Directions for this task:
Can you output the material exactly as written, minus any pictures it holds?

Data:
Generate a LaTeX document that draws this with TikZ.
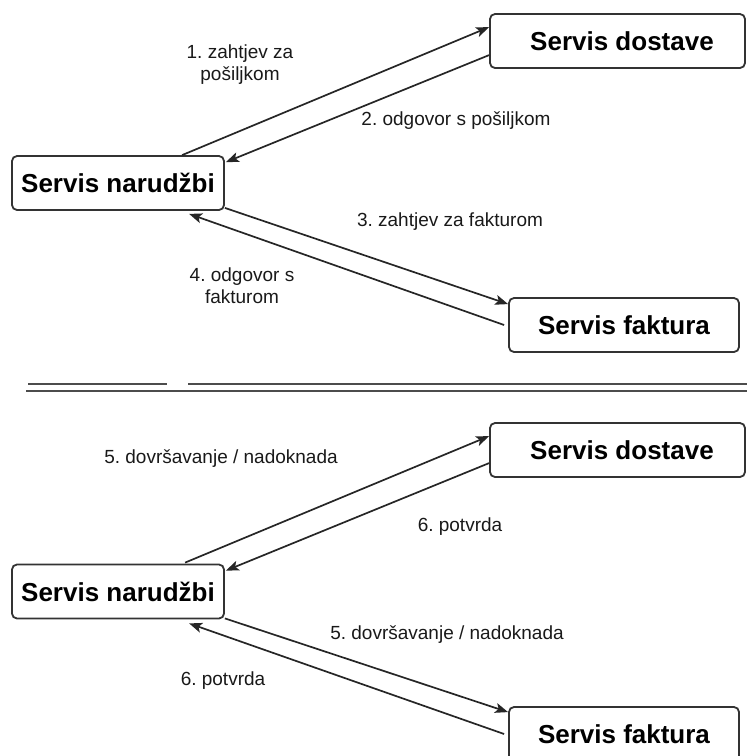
\documentclass[tikz,border=0pt]{standalone}
\usepackage{fontspec}
\setmainfont{Liberation Sans}
\usetikzlibrary{arrows.meta}
\begin{document}
\frenchspacing
\begin{tikzpicture}[x=1pt,y=-1pt,
  svc/.style={draw=black!80,line width=1.8pt,rounded corners=5pt,fill=white,
    minimum height=54pt,inner sep=0pt,font=\fontsize{26}{30}\selectfont\bfseries},
  arr/.style={draw=black!85,line width=1.7pt,-{Stealth[length=13pt,width=10pt,inset=3pt]}},
  lbl/.style={font=\fontsize{19}{22}\selectfont,align=center,inner sep=0pt,text=black!90},
  sep/.style={draw=black!70,line width=2.2pt}]
\useasboundingbox (0,0) rectangle (747,756);
\clip (0,0) rectangle (747,756);
% ---- top part ----
\node[svc,minimum width=255pt] (dos1) at (617.5,41) {\hspace*{9pt}Servis dostave};
\node[svc,minimum width=212pt] (nar1) at (118,183) {Servis narudžbi};
\node[svc,minimum width=230pt] (fak1) at (624,325) {Servis faktura};
\draw[arr] ([shift={(171,0)}]nar1.north west) -- ([shift={(0,14)}]dos1.north west);
\draw[arr] ([shift={(0,42)}]dos1.north west) -- ([shift={(1,7)}]nar1.north east);
\draw[arr] ([shift={(0,-3)}]nar1.south east) -- ([shift={(0,7)}]fak1.north west);
\draw[arr] ([shift={(-4,0)}]fak1.west) -- ([shift={(178,3)}]nar1.south west);
\node[lbl] (l1) at (240,65) {1. zahtjev za\\pošiljkom};
\node[lbl] (l2) at (456,121) {2. odgovor s pošiljkom};
\node[lbl] (l3) at (450,222) {3. zahtjev za fakturom};
\node[lbl] (l4) at (242,286) {4. odgovor s\\fakturom};
% ---- separator ----
\coordinate (s1a) at (28,384); \coordinate (s1b) at (167,384);
\coordinate (s1c) at (188,384); \coordinate (s1d) at (747,384);
\coordinate (s2a) at (26,391); \coordinate (s2b) at (747,391);
\draw[sep] (s1a) -- (s1b);
\draw[sep] (s1c) -- (s1d);
\draw[sep] (s2a) -- (s2b);
% ---- bottom part ----
\node[svc,minimum width=255pt] (dos2) at (617.5,450) {\hspace*{9pt}Servis dostave};
\node[svc,minimum width=212pt] (nar2) at (118,591.5) {Servis narudžbi};
\node[svc,minimum width=230pt] (fak2) at (624,734) {Servis faktura};
\draw[arr] ([shift={(174,-1)}]nar2.north west) -- ([shift={(0,14)}]dos2.north west);
\draw[arr] ([shift={(0,41)}]dos2.north west) -- ([shift={(1,7)}]nar2.north east);
\draw[arr] ([shift={(0,-1)}]nar2.south east) -- ([shift={(0,6)}]fak2.north west);
\draw[arr] ([shift={(-4,0)}]fak2.west) -- ([shift={(178,4)}]nar2.south west);
\node[lbl] (l5) at (221,459) {5. dovršavanje / nadoknada};
\node[lbl] (l6) at (460,527) {6. potvrda};
\node[lbl] (l7) at (447,635) {5. dovršavanje / nadoknada};
\node[lbl] (l8) at (223,681) {6. potvrda};
\end{tikzpicture}
\end{document}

Result:
Generate a LaTeX document that draws this with TikZ.
\documentclass[tikz,border=0pt]{standalone}
\usepackage{fontspec}
\setmainfont{Liberation Sans}
\usetikzlibrary{arrows.meta}
\begin{document}
\frenchspacing
\begin{tikzpicture}[x=1pt,y=-1pt,
  svc/.style={draw=black!80,line width=1.8pt,rounded corners=5pt,fill=white,
    minimum height=54pt,inner sep=0pt,font=\fontsize{26}{30}\selectfont\bfseries},
  arr/.style={draw=black!85,line width=1.7pt,-{Stealth[length=13pt,width=10pt,inset=3pt]}},
  lbl/.style={font=\fontsize{19}{22}\selectfont,align=center,inner sep=0pt,text=black!90},
  sep/.style={draw=black!70,line width=2.2pt}]
\useasboundingbox (0,0) rectangle (747,756);
\clip (0,0) rectangle (747,756);
% ---- top part ----
\node[svc,minimum width=255pt] (dos1) at (617.5,41) {\hspace*{9pt}Servis dostave};
\node[svc,minimum width=212pt] (nar1) at (118,183) {Servis narudžbi};
\node[svc,minimum width=230pt] (fak1) at (624,325) {Servis faktura};
\draw[arr] ([shift={(171,0)}]nar1.north west) -- ([shift={(0,14)}]dos1.north west);
\draw[arr] ([shift={(0,42)}]dos1.north west) -- ([shift={(1,7)}]nar1.north east);
\draw[arr] ([shift={(0,-3)}]nar1.south east) -- ([shift={(0,7)}]fak1.north west);
\draw[arr] ([shift={(-4,0)}]fak1.west) -- ([shift={(178,3)}]nar1.south west);
\node[lbl] (l1) at (240,65) {1. zahtjev za\\pošiljkom};
\node[lbl] (l2) at (456,121) {2. odgovor s pošiljkom};
\node[lbl] (l3) at (450,222) {3. zahtjev za fakturom};
\node[lbl] (l4) at (242,286) {4. odgovor s\\fakturom};
% ---- separator ----
\coordinate (s1a) at (28,384); \coordinate (s1b) at (167,384);
\coordinate (s1c) at (188,384); \coordinate (s1d) at (747,384);
\coordinate (s2a) at (26,391); \coordinate (s2b) at (747,391);
\draw[sep] (s1a) -- (s1b);
\draw[sep] (s1c) -- (s1d);
\draw[sep] (s2a) -- (s2b);
% ---- bottom part ----
\node[svc,minimum width=255pt] (dos2) at (617.5,450) {\hspace*{9pt}Servis dostave};
\node[svc,minimum width=212pt] (nar2) at (118,591.5) {Servis narudžbi};
\node[svc,minimum width=230pt] (fak2) at (624,734) {Servis faktura};
\draw[arr] ([shift={(174,-1)}]nar2.north west) -- ([shift={(0,14)}]dos2.north west);
\draw[arr] ([shift={(0,41)}]dos2.north west) -- ([shift={(1,7)}]nar2.north east);
\draw[arr] ([shift={(0,-1)}]nar2.south east) -- ([shift={(0,6)}]fak2.north west);
\draw[arr] ([shift={(-4,0)}]fak2.west) -- ([shift={(178,4)}]nar2.south west);
\node[lbl] (l5) at (221,459) {5. dovršavanje / nadoknada};
\node[lbl] (l6) at (460,527) {6. potvrda};
\node[lbl] (l7) at (447,635) {5. dovršavanje / nadoknada};
\node[lbl] (l8) at (223,681) {6. potvrda};
\end{tikzpicture}
\end{document}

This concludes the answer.